Wally Gordon, who was for 12 years owner and editor of The Independent in Edgewood, began his career with three summer jobs at The New York Times while he was a student at Brown University. He spent a decade with the Baltimore Sun, including stints as national investigative reporter and Washington Bureau manager. He has freelanced or been a staff writer and editor for dozens of newspapers and magazines all over the United States.

Extensive travels have taken him to all 50 states and more than 60 foreign countries. He wrote a novel in Spain, edited a newspaper in American Samoa, served in the U.S. Army in Iran and taught for two years at a university in West Africa.
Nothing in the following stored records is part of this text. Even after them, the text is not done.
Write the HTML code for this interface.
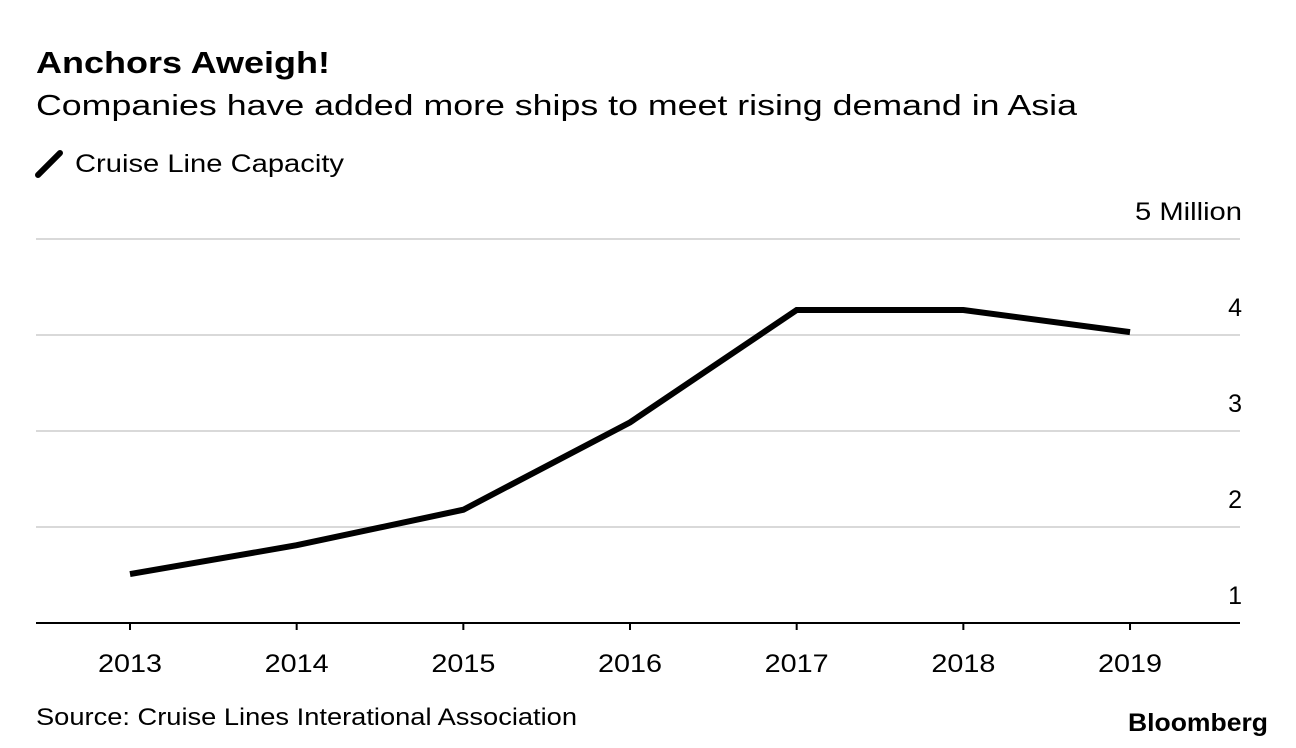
<!DOCTYPE html>
<html><head><meta charset="utf-8"><style>
body{margin:0;width:1296px;height:748px;background:#fff;overflow:hidden;font-family:"Liberation Sans",Arial,sans-serif;}
svg{position:absolute;left:0;top:0}
</style></head><body>
<svg width="1296" height="748">
<text x="36" y="73" font-size="31" font-weight="bold" fill="#000" textLength="294" lengthAdjust="spacingAndGlyphs">Anchors Aweigh!</text>
<text x="36" y="115" font-size="29" fill="#000" textLength="1041" lengthAdjust="spacingAndGlyphs">Companies have added more ships to meet rising demand in Asia</text>
<line x1="38" y1="175" x2="60" y2="153" stroke="#000" stroke-width="6" stroke-linecap="round"/>
<text x="75" y="172" font-size="25" fill="#000" textLength="269" lengthAdjust="spacingAndGlyphs">Cruise Line Capacity</text>
<g id="grid"></g>
<g id="xax"></g>
<path id="line" fill="none" stroke="#000" stroke-width="6" stroke-linejoin="miter"/>
<text x="36" y="725" font-size="24" fill="#000" textLength="541" lengthAdjust="spacingAndGlyphs">Source: Cruise Lines Interational Association</text>
<text x="1128" y="731" font-size="25" font-weight="bold" fill="#000" textLength="140" lengthAdjust="spacingAndGlyphs">Bloomberg</text>
</svg>
<script>
const years=["2013","2014","2015","2016","2017","2018","2019"];
const capacity=[1.51,1.81,2.18,3.09,4.26,4.26,4.03];
const yTicks=[1,2,3,4,5];
const yTickLabels=["1","2","3","4","5 Million"];
const NS="http://www.w3.org/2000/svg";
function X(i){return 130+i*166.67;}
function Y(v){return 623-(v-1)*96;}
const grid=document.getElementById('grid');
yTicks.forEach((t,i)=>{
 if(t>1){const l=document.createElementNS(NS,'line');
 l.setAttribute('x1',36);l.setAttribute('x2',1240);l.setAttribute('y1',Y(t));l.setAttribute('y2',Y(t));
 l.setAttribute('stroke','#d9d9d9');l.setAttribute('stroke-width',2);
 
 
 grid.appendChild(l);}
 const tx=document.createElementNS(NS,'text');
 tx.setAttribute('x',1242);tx.setAttribute('y',Y(t)-19);tx.setAttribute('text-anchor','end');
 tx.setAttribute('font-size',25);tx.textContent=yTickLabels[i];
 if(yTickLabels[i].length>3){tx.setAttribute('textLength',107);tx.setAttribute('lengthAdjust','spacingAndGlyphs');}
 
 
 grid.appendChild(tx);
});
const xax=document.getElementById('xax');
const ax=document.createElementNS(NS,'line');
ax.setAttribute('x1',36);ax.setAttribute('x2',1240);ax.setAttribute('y1',623);ax.setAttribute('y2',623);
ax.setAttribute('stroke','#000');ax.setAttribute('stroke-width',2);


xax.appendChild(ax);
years.forEach((y,i)=>{
 const tk=document.createElementNS(NS,'line');
 tk.setAttribute('x1',X(i));tk.setAttribute('x2',X(i));tk.setAttribute('y1',623);tk.setAttribute('y2',630);
 tk.setAttribute('stroke','#000');tk.setAttribute('stroke-width',2);
 
 
 xax.appendChild(tk);
 const t=document.createElementNS(NS,'text');
 t.setAttribute('x',X(i));t.setAttribute('y',672);t.setAttribute('text-anchor','middle');t.setAttribute('font-size',25);
 t.setAttribute('textLength',64);t.setAttribute('lengthAdjust','spacingAndGlyphs');
 t.textContent=y;
 
 
 xax.appendChild(t);
});
document.getElementById('line').setAttribute('d',capacity.map((v,i)=>(i?'L':'M')+X(i)+','+Y(v)).join(' '));
</script>
</body></html>
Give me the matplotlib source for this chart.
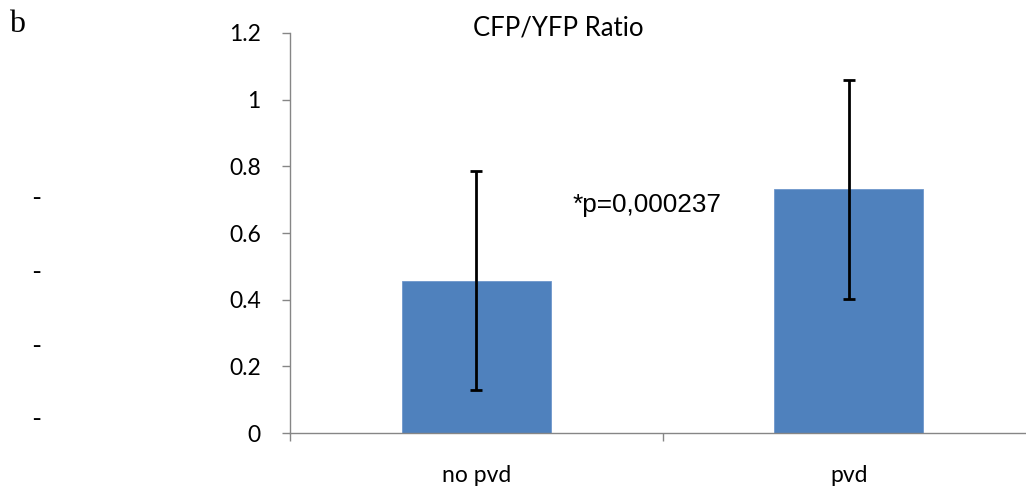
import matplotlib
matplotlib.use("Agg")
import matplotlib.pyplot as plt

categories = ["no pvd", "pvd"]
values = [0.457, 0.731]
errors = [0.329, 0.329]
yticks = [0, 0.2, 0.4, 0.6, 0.8, 1.0, 1.2]
ytick_labels = ["0", "0.2", "0.4", "0.6", "0.8", "1", "1.2"]
title = "CFP/YFP Ratio"
annotation = "*p=0,000237"
panel_label = "b"

W, H = 1026, 491
fig = plt.figure(figsize=(W / 100, H / 100), dpi=100)
ax = fig.add_axes([290 / W, 58 / H, (1035 - 290) / W, 400 / H])

x = list(range(len(categories)))
ax.bar(x, values, width=0.4, color="#4F81BD", edgecolor="#6F97CC", linewidth=0.6, zorder=2)
ax.errorbar(x, values, yerr=errors, fmt="none", ecolor="black", elinewidth=2.0,
            capsize=4.5, capthick=2.0, zorder=3)

ax.set_xlim(-0.5, 1.5)
ax.set_ylim(0, 1.2)
ax.set_yticks(yticks)
ax.set_yticklabels(ytick_labels, fontfamily="Lato", fontsize=16.5)
ax.set_xticks([-0.5, 0.5, 1.5])
ax.set_xticklabels([])
ax.set_xticks(x, minor=True)
ax.set_xticklabels(categories, minor=True, fontfamily="Lato", fontsize=16.5)
ax.tick_params(axis="x", which="minor", length=0, pad=23)
ax.tick_params(axis="x", which="major", length=6, width=1, color="#868686", direction="out")
ax.tick_params(axis="y", length=6, width=1, color="#868686", direction="out", pad=15)

for s in ["top", "right"]:
    ax.spines[s].set_visible(False)
for s in ["left", "bottom"]:
    ax.spines[s].set_color("#868686")
    ax.spines[s].set_linewidth(1)

fig.text(558 / W, 1 - 28 / H, title, ha="center", va="center", fontfamily="Lato", fontsize=18.5)
fig.text(573 / W, 1 - 205 / H, annotation, ha="left", va="center",
         fontfamily="Liberation Sans", fontsize=18.8)
fig.text(17 / W, 1 - 24 / H, panel_label, ha="center", va="center",
         fontfamily="Liberation Serif", fontsize=23)
for yy in [198, 272, 346, 419]:
    fig.text(36 / W, 1 - yy / H, "-", ha="center", va="center",
             fontfamily="Liberation Serif", fontsize=18)

fig.savefig("out.png", dpi=100)
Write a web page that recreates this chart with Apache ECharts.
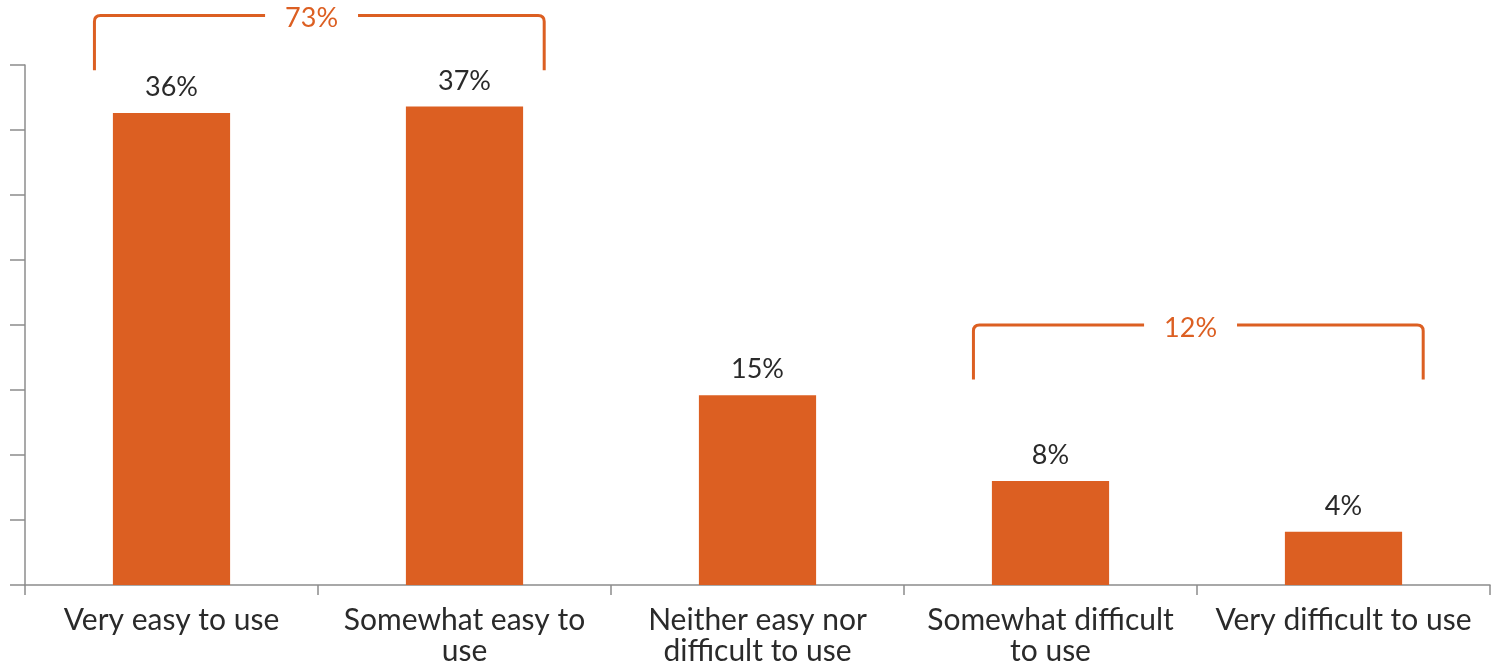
<!DOCTYPE html>
<html>
<head>
<meta charset="utf-8">
<script src="https://cdn.jsdelivr.net/npm/echarts@6/dist/echarts.min.js"></script>
<style>
html,body{margin:0;padding:0;background:#fff;}
#main{width:1493px;height:667px;}
</style>
</head>
<body>
<div id="main"></div>
<script>
const categories = [
  'Very easy to use',
  'Somewhat easy to\nuse',
  'Neither easy nor\ndifficult to use',
  'Somewhat difficult\nto use',
  'Very difficult to use'
];
const values = [36.3, 36.8, 14.6, 8.0, 4.1];
const valueLabels = ['36%', '37%', '15%', '8%', '4%'];

const bracketStart = [0, 3];
const bracketEnd = [1, 4];
const bracketTop = [43.8, 20.0];
const bracketBottom = [39.6, 15.8];
const bracketLabels = ['73%', '12%'];

const ORANGE = '#DC5F22';
const FONT = 'Lato, "Open Sans", sans-serif';

const bracketData = bracketStart.map((s, i) => [s, bracketEnd[i], bracketTop[i], bracketBottom[i]]);

const chart = echarts.init(document.getElementById('main'), null, {renderer: 'canvas'});
chart.setOption({
  animation: false,
  grid: {left: 25, right: 3, top: 65, bottom: 82, containLabel: false},
  xAxis: {
    type: 'category',
    data: categories,
    axisLine: {lineStyle: {color: '#8c8c8c', width: 1.5}},
    axisTick: {show: true, length: 10, lineStyle: {color: '#8c8c8c', width: 1.5}},
    axisLabel: {
      color: '#2a2a2a', fontSize: 30, fontWeight: 400, fontFamily: FONT, lineHeight: 31,
      margin: 20, interval: 0
    }
  },
  yAxis: {
    type: 'value',
    min: 0, max: 40, interval: 5,
    axisLine: {show: true, lineStyle: {color: '#8c8c8c', width: 1.5}},
    axisTick: {show: true, length: 15, lineStyle: {color: '#8c8c8c', width: 1.5}},
    axisLabel: {show: false},
    splitLine: {show: false}
  },
  series: [
    {
      type: 'bar',
      data: values,
      barWidth: '40%',
      itemStyle: {color: ORANGE},
      label: {
        show: true, position: 'top', distance: 12,
        color: '#2a2a2a', fontSize: 27, fontWeight: 400, fontFamily: FONT,
        formatter: p => valueLabels[p.dataIndex]
      }
    },
    {
      type: 'custom',
      clip: false,
      silent: true,
      data: bracketData,
      renderItem: function (params, api) {
        const s = api.coord([api.value(0), api.value(2)]);
        const e = api.coord([api.value(1), api.value(2)]);
        const b = api.coord([api.value(0), api.value(3)]);
        const band = api.size([1, 0])[0];
        const x1 = s[0] - 0.263 * band;
        const x2 = e[0] + 0.272 * band;
        const yt = s[1];
        const yb = b[1];
        const r = 6;
        const mid = (s[0] + e[0]) / 2 - 0.022 * band;
        const path = 'M' + x1 + ' ' + yb +
          ' L' + x1 + ' ' + (yt + r) +
          ' Q' + x1 + ' ' + yt + ' ' + (x1 + r) + ' ' + yt +
          ' L' + (x2 - r) + ' ' + yt +
          ' Q' + x2 + ' ' + yt + ' ' + x2 + ' ' + (yt + r) +
          ' L' + x2 + ' ' + yb;
        return {
          type: 'group',
          children: [
            {
              type: 'path',
              shape: {pathData: path},
              style: {stroke: ORANGE, fill: null, lineWidth: 3}
            },
            {
              type: 'text',
              z2: 10,
              style: {
                text: bracketLabels[params.dataIndex],
                x: mid, y: yt + 3,
                align: 'center', verticalAlign: 'middle',
                fill: ORANGE, fontSize: 27, fontWeight: 400, fontFamily: FONT,
                backgroundColor: '#fff', padding: [2, 20]
              }
            }
          ]
        };
      }
    }
  ]
});
</script>
</body>
</html>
He is the author of A Reporter's World: Passions, Places and People. The new nonfiction book is a collection of essays, columns, and magazine and newspaper stories published during his journalistic career spanning more than half a century. Many of the pieces were first published in The Independent or in other New Mexico newspapers and magazines. The book includes profiles of the famous, the infamous and the anonymous, travel and adventure yarns, and essays on the major issues and emotions of our times.

A native of Atlanta, he has lived in New Mexico since 1978 and in the East Mountains since 1990. He has been married for 28 years to Thelma Bowles, a native New Mexican who is a photographer and French teacher. They have one son, Sergei.